Amreeta Duttchoudhury is a Georgia Tech freshman majoring in Mechanical Engineering. She’s currently an intern at Flashpoint, “a rigorous management and education program that works closely with founders to create companies.” Flashpoint is an Atlanta startup institution, well known for its rigors customer discovery curriculum and for its fearless leader, Merrick Furst (recently interviewed in Forbes).
Read on below to get to know this instantly-likable young woman who has already won two hackathon prizes and landed the most interesting internship in Atlanta’s startup world.
What is you’re current position with Flashpoint?
I’ve been working on an ongoing project dealing with how Flashpoint interacts and communicates with the world. It sounds as broad as it is. I thoroughly enjoy it. Some of the questions I work towards answering are: Who do we interact with? What do those interactions mean in terms of our purpose? In terms of the greater startup community? Are our actions accessible to the groups we want to interact with us?
What past projects have you worked on?
Well, this past weekend, myself and a group of talented friends participated in VTHacks where we built a web app that ranked hotels on safety. Our team won a sponsor prize on on this project in the category of web-sourced data. Data is incredibly fascinating. We were able to ask many questions this weekend, but safety in different levels of proximity of an urban setting was something we were all sincerely curious about.
What are your best technical or creative skills?
Golden personality. That, with my handshake, makes me a people person.
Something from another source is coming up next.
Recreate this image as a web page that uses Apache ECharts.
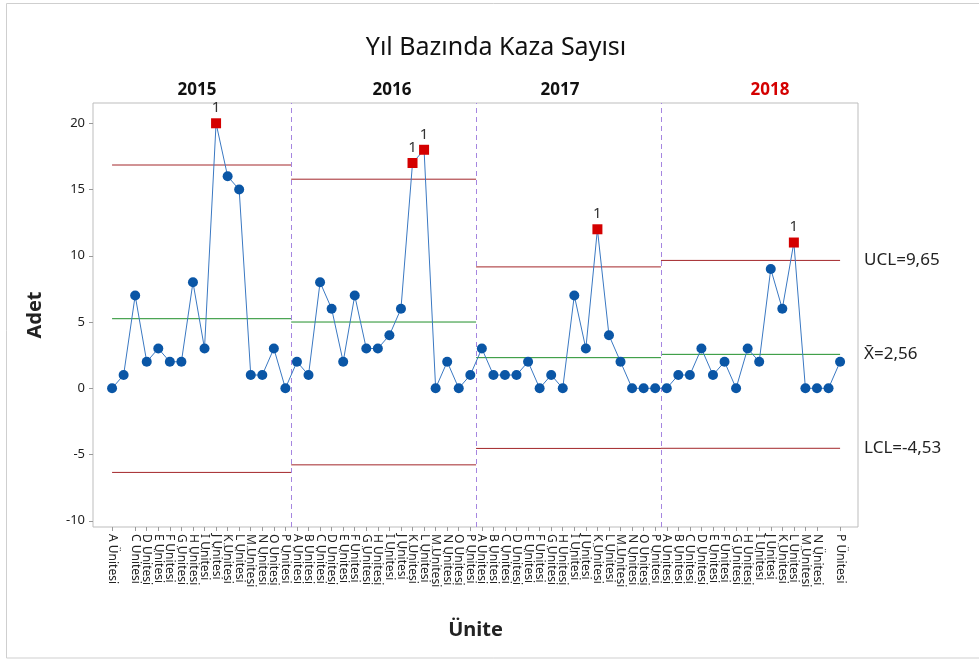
<!DOCTYPE html>
<html>
<head>
<meta charset="utf-8">
<script src="https://cdn.jsdelivr.net/npm/echarts@6/dist/echarts.min.js"></script>
<style>
	html, body { margin: 0; padding: 0; background: #fff; }
	#chart { width: 979px; height: 659px; }
</style>
</head>
<body>
<div id="chart"></div>
<script>
	// birimler ve yıllar
	let units = ['A', 'B', 'C', 'D', 'E', 'F', 'G', 'H', 'I', 'J', 'K', 'L', 'M', 'N', 'O', 'P'];
	let years = ['2015', '2016', '2017', '2018'];

	let counts2015 = [0, 1, 7, 2, 3, 2, 2, 8, 3, 20, 16, 15, 1, 1, 3, 0];
	let counts2016 = [2, 1, 8, 6, 2, 7, 3, 3, 4, 6, 17, 18, 0, 2, 0, 1];
	let counts2017 = [3, 1, 1, 1, 2, 0, 1, 0, 7, 3, 12, 4, 2, 0, 0, 0];
	let counts2018 = [0, 1, 1, 3, 1, 2, 0, 3, 2, 9, 6, 11, 0, 0, 0, 2];

	// kontrol limitleri (her yıl için)
	let uclList = [16.85, 15.78, 9.16, 9.65];
	let meanList = [5.25, 5.00, 2.31, 2.56];
	let lclList = [-6.35, -5.78, -4.54, -4.53];

	let yTicks = [-10, -5, 0, 5, 10, 15, 20];

	let font = 'Noto Sans';
	let yearData = [counts2015, counts2016, counts2017, counts2018];
	let n = units.length;

	let points = [];
	let xValues = [];
	yearData.forEach((list, p) => {
		list.forEach((v, i) => {
			let x = p * n + i + 1;
			xValues.push(x);
			if (v > uclList[p] || v < lclList[p]) {
				points.push({
					value: [x, v],
					symbol: 'rect',
					symbolSize: 10,
					itemStyle: { color: '#d40000' },
					label: {
						show: true,
						position: 'top',
						distance: 3,
						formatter: '1',
						color: '#333',
						fontSize: 15,
						fontFamily: font
					}
				});
			} else {
				points.push({ value: [x, v] });
			}
		});
	});

	let series = [{
		type: 'line',
		data: points,
		symbol: 'circle',
		symbolSize: 10,
		itemStyle: { color: '#0a56a6' },
		lineStyle: { color: '#3a78c2', width: 1 },
		z: 5,
		markLine: {
			silent: true,
			symbol: 'none',
			label: { show: false },
			lineStyle: { color: '#a585e0', type: [5, 4], width: 1 },
			data: years.slice(1).map((y, p) => ({ xAxis: (p + 1) * n + 0.5 }))
		}
	}];

	let limitNames = [
		{ list: uclList, color: '#a3262a', label: 'UCL=9,65' },
		{ list: meanList, color: '#1f8f2a', label: 'X\u0304=2,56' },
		{ list: lclList, color: '#a3262a', label: 'LCL=-4,53' }
	];
	years.forEach((y, p) => {
		let start = p == 0 ? 1 : p * n + 0.5;
		let end = p == years.length - 1 ? years.length * n : (p + 1) * n + 0.5;
		limitNames.forEach(item => {
			let s = {
				type: 'line',
				silent: true,
				symbol: 'none',
				data: [[start, item.list[p]], [end, item.list[p]]],
				lineStyle: { color: item.color, width: 1 },
				z: 2
			};
			if (p == years.length - 1) {
				s.endLabel = {
					show: true,
					formatter: item.label,
					distance: 24,
					color: '#222',
					fontSize: 17,
					fontFamily: font
				};
			}
			series.push(s);
		});
	});

	let yearX = [197, 392, 560, 770];
	let graphics = [{
		type: 'rect',
		shape: { x: 6.5, y: 3.5, width: 1000, height: 654.5 },
		style: { fill: 'none', stroke: '#cfcfcf', lineWidth: 1 },
		silent: true
	}, {
		type: 'text',
		x: 496,
		y: 48,
		style: {
			text: 'Yıl Bazında Kaza Sayısı',
			fill: '#111',
			font: '25px "' + font + '"',
			textAlign: 'center',
			textVerticalAlign: 'middle'
		}
	}];
	years.forEach((y, p) => {
		graphics.push({
			type: 'text',
			x: yearX[p],
			y: 90,
			style: {
				text: y,
				fill: p == years.length - 1 ? '#d40000' : '#111',
				font: 'bold 17px "' + font + '"',
				textAlign: 'center',
				textVerticalAlign: 'middle'
			}
		});
	});

	let option = {
		animation: false,
		grid: {
			show: true,
			left: 93,
			right: 121,
			top: 103,
			bottom: 132,
			borderColor: '#bdbdbd',
			borderWidth: 1
		},
		xAxis: {
			type: 'value',
			min: -0.65,
			max: 65.55,
			name: 'Ünite',
			nameLocation: 'middle',
			nameGap: 93,
			nameTextStyle: { color: '#222', fontSize: 20, fontWeight: 'bold', fontFamily: font },
			splitLine: { show: false },
			axisLine: { show: false, onZero: false },
			axisTick: {
				show: true,
				length: 4,
				customValues: xValues,
				lineStyle: { color: '#999' }
			},
			axisLabel: {
				show: true,
				rotate: -90,
				customValues: xValues,
				hideOverlap: false,
				showMinLabel: true,
				showMaxLabel: true,
				color: '#222',
				fontSize: 12,
				fontFamily: font,
				margin: 7,
				formatter: function (v) {
					return units[(Math.round(v) - 1) % n] + ' Ünitesi';
				}
			}
		},
		yAxis: {
			type: 'value',
			min: -10.47,
			max: 21.53,
			name: 'Adet',
			nameLocation: 'middle',
			nameGap: 48,
			nameTextStyle: { color: '#222', fontSize: 20, fontWeight: 'bold', fontFamily: font },
			splitLine: { show: false },
			axisLine: { show: false, onZero: false },
			axisTick: {
				show: true,
				length: 4,
				customValues: yTicks,
				lineStyle: { color: '#999' }
			},
			axisLabel: {
				show: true,
				customValues: yTicks,
				color: '#222',
				fontSize: 13,
				fontFamily: font,
				margin: 8
			}
		},
		graphic: graphics,
		series: series
	};

	let chart = echarts.init(document.getElementById('chart'));
	chart.setOption(option);
	window.addEventListener('resize', function () {
		chart.resize();
	});
</script>
</body>
</html>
I’m kidding, of course, but I think my USP is that I have a deep understanding of the interactions I have and the people I interact with know that. I firmly follow the belief that individuals always have an intent behind an action. Finding this intent allows you to create more win-win situations.
What’s next on your list to learn?
Next up, clarity of thought. It may sound a little silly but I think majority of people think they have clear thoughts but truly don’t. Clarity of thought is about understanding why specifically you act the way you do. I like asking my fellow classmates why they chose the major they did. Often times they’ll say things like “I had a great teacher for (insert name of subject here)” or “I want to work for (insert name of company here).” I think there is something more to that answer as to why these students say they like the things they do. I really love the German language. Two things I love hearing people say auf Deustch are “Alles in Ordnung?” and “Alles Klar?” both asking literally, ‘Is all in order?’ and ‘Is all clear?’ for what we would ask “All good?” Those are two distinct questions; I appreciate that separation.
Why the interest in startups?
I’m not. Surprise. This goes hand in hand with my last answer. I’m a problem solver. Many groups solve problems, one of which are startups. Scaled companies also solve problems. I come with the belief, however, that problem solving becomes increasingly difficult to occur in larger organization because people become heavily locked in with ‘what is.’ Startups, by logic of being “fresh” and “new” (words taken from quora responses to “What is the proper definition of a startup”) won’t be locked in by a organization bias but simply a societal and personal one. I think it’s much easier to get this small group of individuals to get past this bias then an entire scaled organization to. I can’t express how amazing it is to watch someone experience that eureka moment of solving a problem.